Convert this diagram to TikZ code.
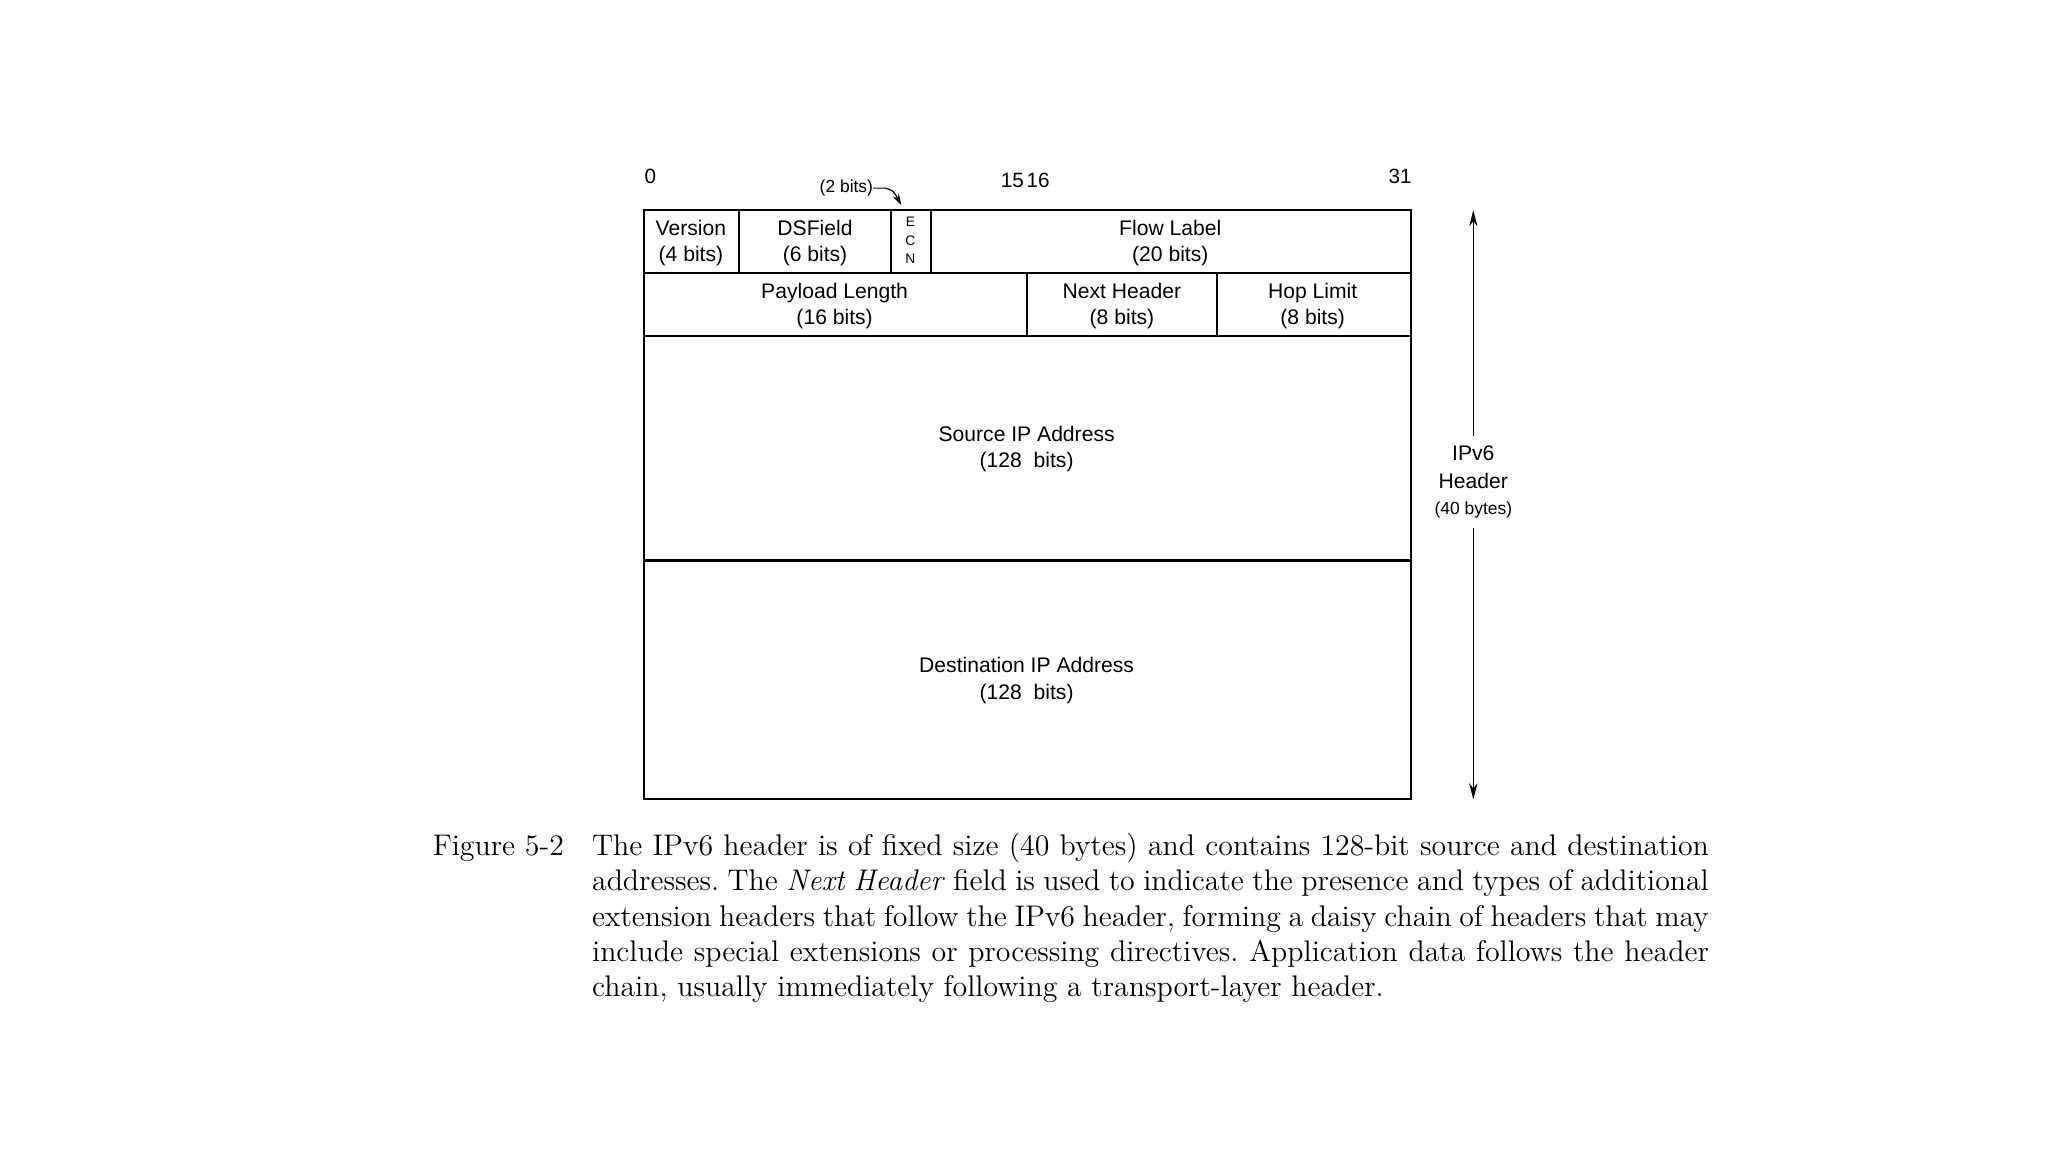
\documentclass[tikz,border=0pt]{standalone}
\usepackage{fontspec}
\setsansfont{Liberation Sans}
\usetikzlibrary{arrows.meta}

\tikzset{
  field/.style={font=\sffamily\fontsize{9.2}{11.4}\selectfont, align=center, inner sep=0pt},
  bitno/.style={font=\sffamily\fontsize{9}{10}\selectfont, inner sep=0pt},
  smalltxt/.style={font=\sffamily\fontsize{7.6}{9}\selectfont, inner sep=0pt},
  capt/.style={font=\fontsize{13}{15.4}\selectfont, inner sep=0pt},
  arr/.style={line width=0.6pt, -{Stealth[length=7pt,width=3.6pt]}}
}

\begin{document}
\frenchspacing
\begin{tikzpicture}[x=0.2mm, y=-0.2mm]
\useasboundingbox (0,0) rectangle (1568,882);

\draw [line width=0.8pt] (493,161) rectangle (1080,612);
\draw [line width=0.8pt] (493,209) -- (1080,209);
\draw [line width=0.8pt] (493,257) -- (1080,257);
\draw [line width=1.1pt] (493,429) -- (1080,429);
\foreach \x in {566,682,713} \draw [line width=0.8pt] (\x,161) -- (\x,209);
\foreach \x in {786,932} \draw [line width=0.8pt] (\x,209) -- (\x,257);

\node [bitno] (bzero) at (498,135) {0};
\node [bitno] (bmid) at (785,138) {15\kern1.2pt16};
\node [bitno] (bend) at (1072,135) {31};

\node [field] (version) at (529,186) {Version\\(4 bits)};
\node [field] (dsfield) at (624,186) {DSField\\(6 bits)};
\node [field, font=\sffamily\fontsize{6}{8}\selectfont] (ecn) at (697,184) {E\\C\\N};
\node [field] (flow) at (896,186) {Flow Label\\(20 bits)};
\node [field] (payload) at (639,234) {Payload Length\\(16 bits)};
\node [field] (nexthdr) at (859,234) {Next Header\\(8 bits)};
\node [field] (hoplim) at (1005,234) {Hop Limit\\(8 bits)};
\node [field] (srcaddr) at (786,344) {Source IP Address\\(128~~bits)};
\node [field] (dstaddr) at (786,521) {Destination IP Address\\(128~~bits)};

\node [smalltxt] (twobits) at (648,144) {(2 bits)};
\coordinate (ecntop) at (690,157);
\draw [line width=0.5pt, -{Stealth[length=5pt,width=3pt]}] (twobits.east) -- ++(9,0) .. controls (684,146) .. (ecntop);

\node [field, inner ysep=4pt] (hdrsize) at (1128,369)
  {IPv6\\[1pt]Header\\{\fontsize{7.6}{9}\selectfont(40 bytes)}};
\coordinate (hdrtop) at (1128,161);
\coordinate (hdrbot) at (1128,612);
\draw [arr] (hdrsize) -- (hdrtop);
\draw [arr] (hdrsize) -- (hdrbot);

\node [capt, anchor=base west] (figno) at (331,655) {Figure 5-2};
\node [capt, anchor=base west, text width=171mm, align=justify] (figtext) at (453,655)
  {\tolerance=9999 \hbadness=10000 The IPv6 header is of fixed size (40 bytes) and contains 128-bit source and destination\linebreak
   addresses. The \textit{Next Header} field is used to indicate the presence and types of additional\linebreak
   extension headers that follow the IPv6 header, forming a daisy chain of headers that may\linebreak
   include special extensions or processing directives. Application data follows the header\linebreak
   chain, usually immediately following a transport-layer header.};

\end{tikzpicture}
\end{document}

· · · · ·

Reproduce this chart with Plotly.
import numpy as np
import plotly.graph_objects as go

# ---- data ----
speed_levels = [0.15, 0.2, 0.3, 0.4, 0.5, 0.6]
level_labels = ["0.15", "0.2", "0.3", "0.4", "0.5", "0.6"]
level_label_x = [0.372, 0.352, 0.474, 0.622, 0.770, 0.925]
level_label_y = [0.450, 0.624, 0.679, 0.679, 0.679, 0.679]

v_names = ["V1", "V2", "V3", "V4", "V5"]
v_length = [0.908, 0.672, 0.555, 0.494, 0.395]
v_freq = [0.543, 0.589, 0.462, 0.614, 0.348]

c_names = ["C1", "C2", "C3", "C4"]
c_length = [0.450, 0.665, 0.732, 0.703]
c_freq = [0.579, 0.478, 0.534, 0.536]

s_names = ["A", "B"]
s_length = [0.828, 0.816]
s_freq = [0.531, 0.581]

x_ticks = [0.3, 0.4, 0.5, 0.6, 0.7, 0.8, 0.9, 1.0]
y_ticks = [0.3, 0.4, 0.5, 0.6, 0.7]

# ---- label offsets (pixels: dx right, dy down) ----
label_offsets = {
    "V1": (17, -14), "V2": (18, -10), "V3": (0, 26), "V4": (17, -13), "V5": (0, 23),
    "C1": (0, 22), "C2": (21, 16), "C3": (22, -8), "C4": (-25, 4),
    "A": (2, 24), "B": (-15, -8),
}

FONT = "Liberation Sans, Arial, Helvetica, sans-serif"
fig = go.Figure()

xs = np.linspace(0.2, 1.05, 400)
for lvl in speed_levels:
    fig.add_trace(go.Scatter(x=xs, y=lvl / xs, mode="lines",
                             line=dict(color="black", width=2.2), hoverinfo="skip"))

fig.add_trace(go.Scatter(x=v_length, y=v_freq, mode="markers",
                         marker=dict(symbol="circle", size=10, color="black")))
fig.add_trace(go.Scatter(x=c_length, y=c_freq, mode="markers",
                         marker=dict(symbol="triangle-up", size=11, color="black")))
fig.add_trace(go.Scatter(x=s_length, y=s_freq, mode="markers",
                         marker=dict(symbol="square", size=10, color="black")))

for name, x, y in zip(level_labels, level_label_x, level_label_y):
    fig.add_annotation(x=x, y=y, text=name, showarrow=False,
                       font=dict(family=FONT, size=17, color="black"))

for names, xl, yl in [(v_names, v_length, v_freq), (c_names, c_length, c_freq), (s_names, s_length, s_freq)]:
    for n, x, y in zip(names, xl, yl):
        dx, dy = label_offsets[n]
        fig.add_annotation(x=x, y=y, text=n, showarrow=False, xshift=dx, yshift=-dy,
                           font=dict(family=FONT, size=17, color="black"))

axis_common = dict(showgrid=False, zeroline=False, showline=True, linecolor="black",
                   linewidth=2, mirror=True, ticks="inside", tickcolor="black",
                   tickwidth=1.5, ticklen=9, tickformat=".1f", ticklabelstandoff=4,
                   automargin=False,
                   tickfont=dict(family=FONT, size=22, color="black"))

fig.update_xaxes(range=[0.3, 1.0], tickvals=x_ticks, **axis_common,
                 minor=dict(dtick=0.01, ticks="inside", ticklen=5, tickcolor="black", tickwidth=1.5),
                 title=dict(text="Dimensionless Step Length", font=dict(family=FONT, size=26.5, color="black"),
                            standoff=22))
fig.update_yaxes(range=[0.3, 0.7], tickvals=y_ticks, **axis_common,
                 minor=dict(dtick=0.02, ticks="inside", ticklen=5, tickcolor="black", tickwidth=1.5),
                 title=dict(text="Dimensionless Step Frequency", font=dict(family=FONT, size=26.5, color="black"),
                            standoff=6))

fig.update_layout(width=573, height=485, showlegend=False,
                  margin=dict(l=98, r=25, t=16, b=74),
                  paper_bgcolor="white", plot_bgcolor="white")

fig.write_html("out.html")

· · · · ·

WHAT YOU ARE ASKED TO DO → Write out the lines from the one containing "Convert this diagram to TikZ code." down to the one containing "(0,0) rectangle (1568,882);", both included, exactly as they appear. Leave out any pictures.

FULL RESPONSE →
Convert this diagram to TikZ code.
\documentclass[tikz,border=0pt]{standalone}
\usepackage{fontspec}
\setsansfont{Liberation Sans}
\usetikzlibrary{arrows.meta}

\tikzset{
  field/.style={font=\sffamily\fontsize{9.2}{11.4}\selectfont, align=center, inner sep=0pt},
  bitno/.style={font=\sffamily\fontsize{9}{10}\selectfont, inner sep=0pt},
  smalltxt/.style={font=\sffamily\fontsize{7.6}{9}\selectfont, inner sep=0pt},
  capt/.style={font=\fontsize{13}{15.4}\selectfont, inner sep=0pt},
  arr/.style={line width=0.6pt, -{Stealth[length=7pt,width=3.6pt]}}
}

\begin{document}
\frenchspacing
\begin{tikzpicture}[x=0.2mm, y=-0.2mm]
\useasboundingbox (0,0) rectangle (1568,882);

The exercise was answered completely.